There are advantages and disadvantages to this approach, of course. Explicitly declaring one’s own beliefs provisional reduces the force of their criticism of society or other people’s beliefs, which is part of why religions can be so powerful; they offer certainty and their adherents can criticise everything around them with confidence. Social justice ideology is far more like this than like the Socratic or Enlightenment methodology. Its advocates are highly critical of society and other people’s beliefs, but they mostly reject meta-criticality, often going so far as to shut down anyone who criticises their beliefs.

A recent article by undergraduate student Coleman Hughes describing the teaching style of his two different philosophy courses demonstrate this well. His one course, a standard philosophy course, is full of meta-criticality; all theories are critiqued—often by the professor presenting them—and nothing is sacred. This is the Enlightenment approach that has become the norm at Western universities. The second course, a social justice course that combines intersectional feminism and philosophy, is entirely different; while the professor is highly critical of society, the theories presented are treated as sacred and criticism of them is unthinkable. Hughes compares it to being in a temple. This is neither Socratic nor Enlightenment-inspired, it’s a return to a pre-Enlightenment approach to knowledge where beliefs are sacred.

There is certainly value in analysing power and oppression in society, including the many ways in which they work beneath the surface.

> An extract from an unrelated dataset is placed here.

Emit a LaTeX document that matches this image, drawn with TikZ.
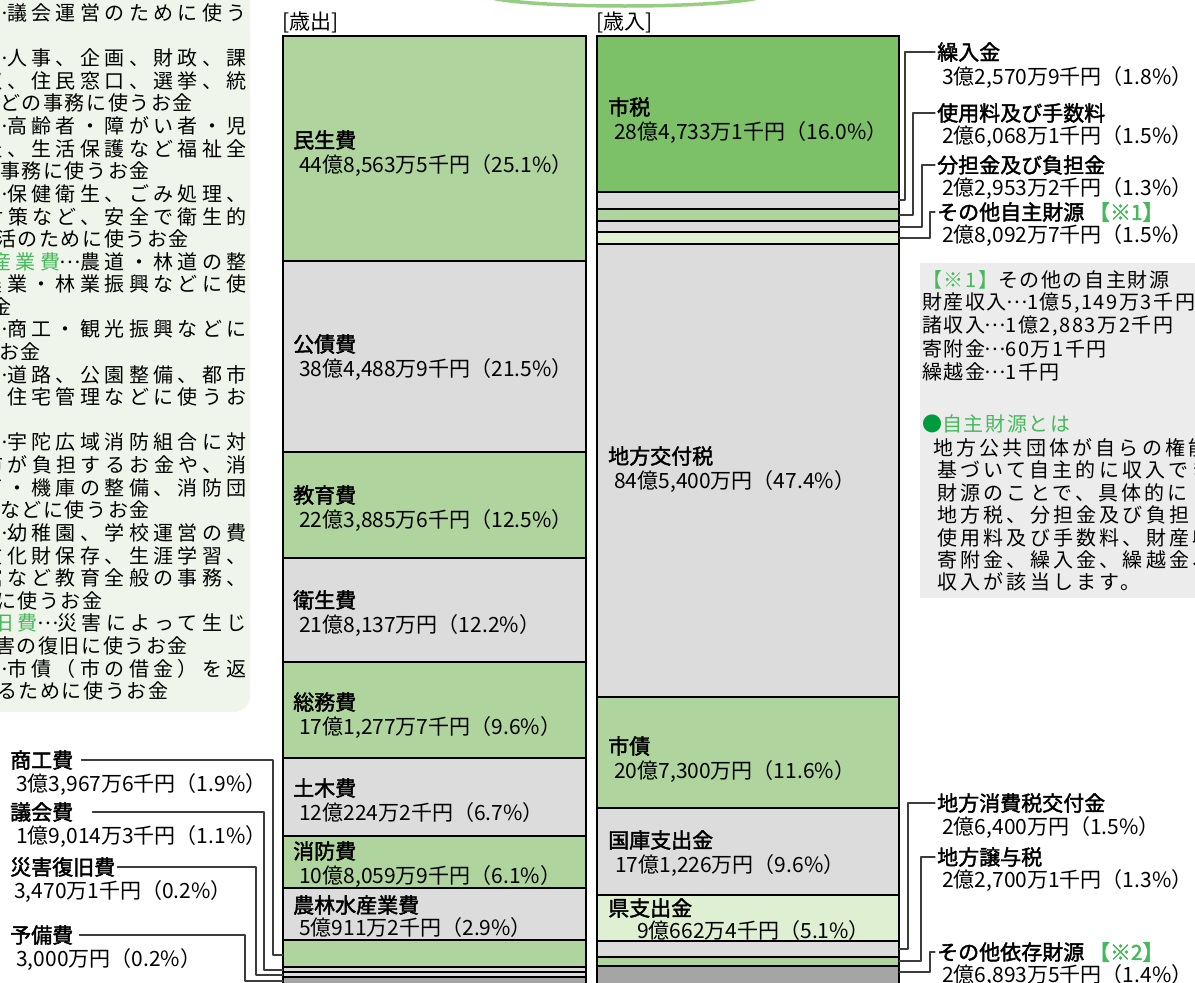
\documentclass[tikz,border=0pt]{standalone}
\usepackage{fontspec}
\setmainfont{Noto Sans CJK JP}
\newfontfamily\nmfont[FakeBold=2]{Noto Sans CJK JP}
\newfontfamily\boxfont[LetterSpace=8]{Noto Sans CJK JP}
\newfontfamily\boxfontj[LetterSpace=22]{Noto Sans CJK JP}
\newfontfamily\notefont[LetterSpace=16]{Noto Sans CJK JP}
\newcommand{\tenten}{\makebox[1em][c]{\raisebox{0.3em}[0pt][0pt]{…}}}
\usetikzlibrary{positioning}

\definecolor{ltgreen}{RGB}{176,212,158}
\definecolor{dkgreen}{RGB}{124,192,104}
\definecolor{pagreen}{RGB}{222,239,210}
\definecolor{ltgray}{RGB}{220,220,220}
\definecolor{dkgray}{RGB}{165,165,165}
\definecolor{boxgreen}{RGB}{239,245,234}
\definecolor{boxgray}{RGB}{236,236,236}
\definecolor{notegreen}{RGB}{70,185,90}
\definecolor{dotgreen}{RGB}{0,155,60}
\definecolor{arcgreen}{RGB}{150,205,130}
\definecolor{leadgray}{RGB}{60,60,60}

\begin{document}
\begin{tikzpicture}[x=1pt,y=-1pt,line cap=round,line join=round,
    font=\fontsize{21}{24}\selectfont,
    band/.style={draw=black,line width=1.8pt,line join=miter},
    leader/.style={draw=leadgray,line width=1.2pt},
    nm/.style={anchor=west,inner sep=2pt,font=\nmfont\fontsize{21}{24}\selectfont},
    val/.style={inner sep=1pt},
    bline/.style={inner sep=0pt,anchor=west,font=\boxfont\fontsize{20}{23}\selectfont},
    bfull/.style={inner sep=0pt,anchor=east,font=\boxfontj\fontsize{20}{23}\selectfont},
    note/.style={inner sep=0pt,anchor=west,font=\notefont\fontsize{20}{23}\selectfont}]
      \useasboundingbox (0,0) rectangle (1195,983);
      \clip (0,0) rectangle (1195,983);
      % explanation box, left
      \fill [boxgreen,rounded corners=16pt] (-40,-40) rectangle (250,712);
      \foreach \k/\t in {0/{\tenten 議会運営のために使う},2/{\tenten 人事、企画、財政、課},3/{収、住民窓口、選挙、統},
          5/{\tenten 高齢者・障がい者・児},6/{祉、生活保護など福祉全},8/{\tenten 保健衛生、ごみ処理、},
          9/{対策など、安全で衛生的},11/{\textcolor{notegreen}{産業費}\tenten 農道・林道の整},
          12/{農業・林業振興などに使},14/{\tenten 商工・観光振興などに},16/{\tenten 道路、公園整備、都市},
          17/{住宅管理などに使うお},19/{\tenten 宇陀広域消防組合に対},20/{市が負担するお金や、消},
          21/{両・機庫の整備、消防団},23/{\tenten 幼稚園、学校運営の費},24/{文化財保存、生涯学習、},
          25/{館など教育全般の事務、},27/{\textcolor{notegreen}{旧費}\tenten 災害によって生じ},
          29/{\tenten 市債（市の借金）を返}}
        \node [bfull] (bl\k) at (247,{13+22.6*\k}) {\t};
      \foreach \k/\xx/\t in {4/0/{どの事務に使うお金},7/0/{事務に使うお金},10/-4/{活のために使うお金},
          13/-9/{金},15/-1/{お金},22/0/{などに使うお金},26/-4/{に使うお金},
          28/-5/{害の復旧に使うお金},30/-3/{るために使うお金}}
        \node [bline] (bs\k) at (\xx,{13+22.6*\k}) {\t};
      % title arc
      \draw [line width=3.5pt,draw=arcgreen] (488,-3) .. controls (530,9) and (720,9) .. (762,-3);
      \node [anchor=west,inner sep=1pt] (sai) at (281,22) {[歳出]};
      \node [anchor=west,inner sep=1pt] (sainyu) at (595,22) {[歳入]};
      % expenditure column
      \foreach \ya/\yb/\c in {36/261/ltgreen,261/452/ltgray,452/558/ltgreen,558/662/ltgray,
          662/758/ltgreen,758/836/ltgray,836/888/ltgreen,888/940/ltgray,940/967/ltgreen,
          967/972/ltgray,972/977/ltgray,977/995/dkgray}
        \draw [band,fill=\c] (283,\ya) rectangle (586,\yb);
      % revenue column
      \foreach \ya/\yb/\c in {36/192/dkgreen,192/209/ltgray,209/221/ltgreen,221/232/ltgray,
          232/244/pagreen,244/697/ltgray,697/808/ltgreen,808/895/ltgray,895/941/pagreen,
          941/957/ltgray,957/966/ltgreen,966/995/dkgray}
        \draw [band,fill=\c] (597,\ya) rectangle (899,\yb);
      % labels in the columns
      \node [nm] (minsei) at (291,140) {民生費};
      \node [val,below right=1pt and 7pt of minsei.south west] (minseiV) {44億8,563万5千円（25.1\%）};
      \node [nm] (kosai) at (291,344) {公債費};
      \node [val,below right=1pt and 7pt of kosai.south west] (kosaiV) {38億4,488万9千円（21.5\%）};
      \node [nm] (kyoiku) at (291,495) {教育費};
      \node [val,below right=1pt and 7pt of kyoiku.south west] (kyoikuV) {22億3,885万6千円（12.5\%）};
      \node [nm] (eisei) at (291,600) {衛生費};
      \node [val,below right=1pt and 7pt of eisei.south west] (eiseiV) {21億8,137万円（12.2\%）};
      \node [nm] (somu) at (291,702) {総務費};
      \node [val,below right=1pt and 7pt of somu.south west] (somuV) {17億1,277万7千円（9.6\%）};
      \node [nm] (doboku) at (291,788) {土木費};
      \node [val,below right=1pt and 7pt of doboku.south west] (dobokuV) {12億224万2千円（6.7\%）};
      \node [nm] (shobo) at (291,851) {消防費};
      \node [val,below right=1pt and 7pt of shobo.south west] (shoboV) {10億8,059万9千円（6.1\%）};
      \node [nm] (norin) at (291,905) {農林水産業費};
      \node [val,below right=-1pt and 7pt of norin.south west] (norinV) {5億911万2千円（2.9\%）};
      \node [nm] (shizei) at (606,107) {市税};
      \node [val,below right=1pt and 7pt of shizei.south west] (shizeiV) {28億4,733万1千円（16.0\%）};
      \node [nm] (kofu) at (606,456) {地方交付税};
      \node [val,below right=1pt and 7pt of kofu.south west] (kofuV) {84億5,400万円（47.4\%）};
      \node [nm] (shisai) at (606,746) {市債};
      \node [val,below right=1pt and 7pt of shisai.south west] (shisaiV) {20億7,300万円（11.6\%）};
      \node [nm] (kokko) at (606,840) {国庫支出金};
      \node [val,below right=1pt and 8pt of kokko.south west] (kokkoV) {17億1,226万円（9.6\%）};
      \node [nm] (ken) at (606,908) {県支出金};
      \node [val,below right=-1pt and 30pt of ken.south west] (kenV) {9億662万4千円（5.1\%）};
      % small items, left
      \node [nm] (shoko) at (8,760) {商工費};
      \node [val,below right=0pt and 7pt of shoko.south west] (shokoV) {3億3,967万6千円（1.9\%）};
      \node [nm] (gikai) at (8,812) {議会費};
      \node [val,below right=0pt and 7pt of gikai.south west] (gikaiV) {1億9,014万3千円（1.1\%）};
      \node [nm] (saigai) at (8,867) {災害復旧費};
      \node [val,below right=0pt and 5pt of saigai.south west] (saigaiV) {3,470万1千円（0.2\%）};
      \node [nm] (yobi) at (8,935) {予備費};
      \node [val,below right=0pt and 7pt of yobi.south west] (yobiV) {3,000万円（0.2\%）};
      \coordinate (shokoP) at (283,955);
      \coordinate (gikaiP) at (283,970);
      \coordinate (saigaiP) at (283,975);
      \coordinate (yobiP) at (283,981);
      \draw [leader] ([xshift=6pt]shoko.east) -| ([xshift=-10pt]shokoP) -- (shokoP);
      \draw [leader] ([xshift=17pt]gikai.east) -| ([xshift=-19pt]gikaiP) -- (gikaiP);
      \draw [leader] (saigai.east) -| ([xshift=-27pt]saigaiP) -- (saigaiP);
      \draw [leader] ([xshift=4pt]yobi.east) -| ([xshift=-38pt]yobiP) -- (yobiP);
      % small items, right
      \node [nm] (kuri) at (935,52) {繰入金};
      \node [val,below right=1pt and 6pt of kuri.south west] (kuriV) {3億2,570万9千円（1.8\%）};
      \node [nm] (shiyo) at (935,113) {使用料及び手数料};
      \node [val,below right=-1pt and 6pt of shiyo.south west] (shiyoV) {2億6,068万1千円（1.5\%）};
      \node [nm] (futan) at (935,165) {分担金及び負担金};
      \node [val,below right=-1pt and 6pt of futan.south west] (futanV) {2億2,953万2千円（1.3\%）};
      \node [nm] (jishu) at (935,212) {その他自主財源 \textcolor{notegreen}{\mdseries【※1】}};
      \node [val,below right=-1pt and 6pt of jishu.south west] (jishuV) {2億8,092万7千円（1.5\%）};
      \node [nm] (shohi) at (935,803) {地方消費税交付金};
      \node [val,below right=0pt and 6pt of shohi.south west] (shohiV) {2億6,400万円（1.5\%）};
      \node [nm] (joyo) at (935,857) {地方譲与税};
      \node [val,below right=-1pt and 6pt of joyo.south west] (joyoV) {2億2,700万1千円（1.3\%）};
      \node [nm] (izon) at (935,952) {その他依存財源 \textcolor{notegreen}{\mdseries【※2】}};
      \node [val,below right=-1pt and 6pt of izon.south west] (izonV) {2億6,893万5千円（1.4\%）};
      \coordinate (kuriP) at (899,200);
      \coordinate (shiyoP) at (899,215);
      \coordinate (futanP) at (899,227);
      \coordinate (jishuP) at (899,238);
      \coordinate (shohiP) at (899,949);
      \coordinate (joyoP) at (899,961);
      \coordinate (izonP) at (899,972);
      \draw [leader] (kuri.west) -| ([xshift=6pt]kuriP) -- (kuriP);
      \draw [leader] (shiyo.west) -| ([xshift=14pt]shiyoP) -- (shiyoP);
      \draw [leader] (futan.west) -| ([xshift=23pt]futanP) -- (futanP);
      \draw [leader] (jishu.west) -| ([xshift=31pt]jishuP) -- (jishuP);
      \draw [leader] (shohi.west) -| ([xshift=9pt]shohiP) -- (shohiP);
      \draw [leader] (joyo.west) -| ([xshift=22pt]joyoP) -- (joyoP);
      \draw [leader] (izon.west) -| ([xshift=31pt]izonP) -- (izonP);
      % note box, right
      \fill [boxgray] (920,263) rectangle (1200,598);
      \node [bline] (n1) at (922,280) {\textcolor{notegreen}{【※1】}その他の自主財源};
      \node [bline] (n2) at (922,303) {財産収入\tenten 1億5,149万3千円};
      \node [bline] (n3) at (922,326) {諸収入\tenten 1億2,883万2千円};
      \node [bline] (n4) at (922,349) {寄附金\tenten 60万1千円};
      \node [bline] (n5) at (922,372) {繰越金\tenten 1千円};
      \node [bline] (n6) at (922,424) {\textcolor{dotgreen}{●}\textcolor{notegreen}{自主財源とは}};
      \node [note] (p1) at (933,448) {地方公共団体が自らの権能};
      \node [note] (p2) at (937,470) {基づいて自主的に収入でき};
      \node [note] (p3) at (937,493) {財源のことで、具体的に};
      \node [note] (p4) at (937,515) {地方税、分担金及び負担};
      \node [note] (p5) at (937,538) {使用料及び手数料、財産収};
      \node [note] (p6) at (937,560) {寄附金、繰入金、繰越金、};
      \node [note] (p7) at (937,582) {収入が該当します。};
\end{tikzpicture}
\end{document}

But any such analysis must include value oppression, and describe the mechanisms through which power is used to suppress views that dissent from the dominant discourse. And this requires including social justice advocates in the analysis, which invariably means criticising social justice ideology itself. The fact that many social justice advocates try to prevent this should be a major red flag to anyone genuinely interested in the pursuit of truth. Furthermore, as the failures of the many 20th century communist regimes showed all too clearly, there are few things more dangerous than trying to dismantle power structures while simultaneously having major gaps in the framework through which power is identified. It’s a recipe for disaster.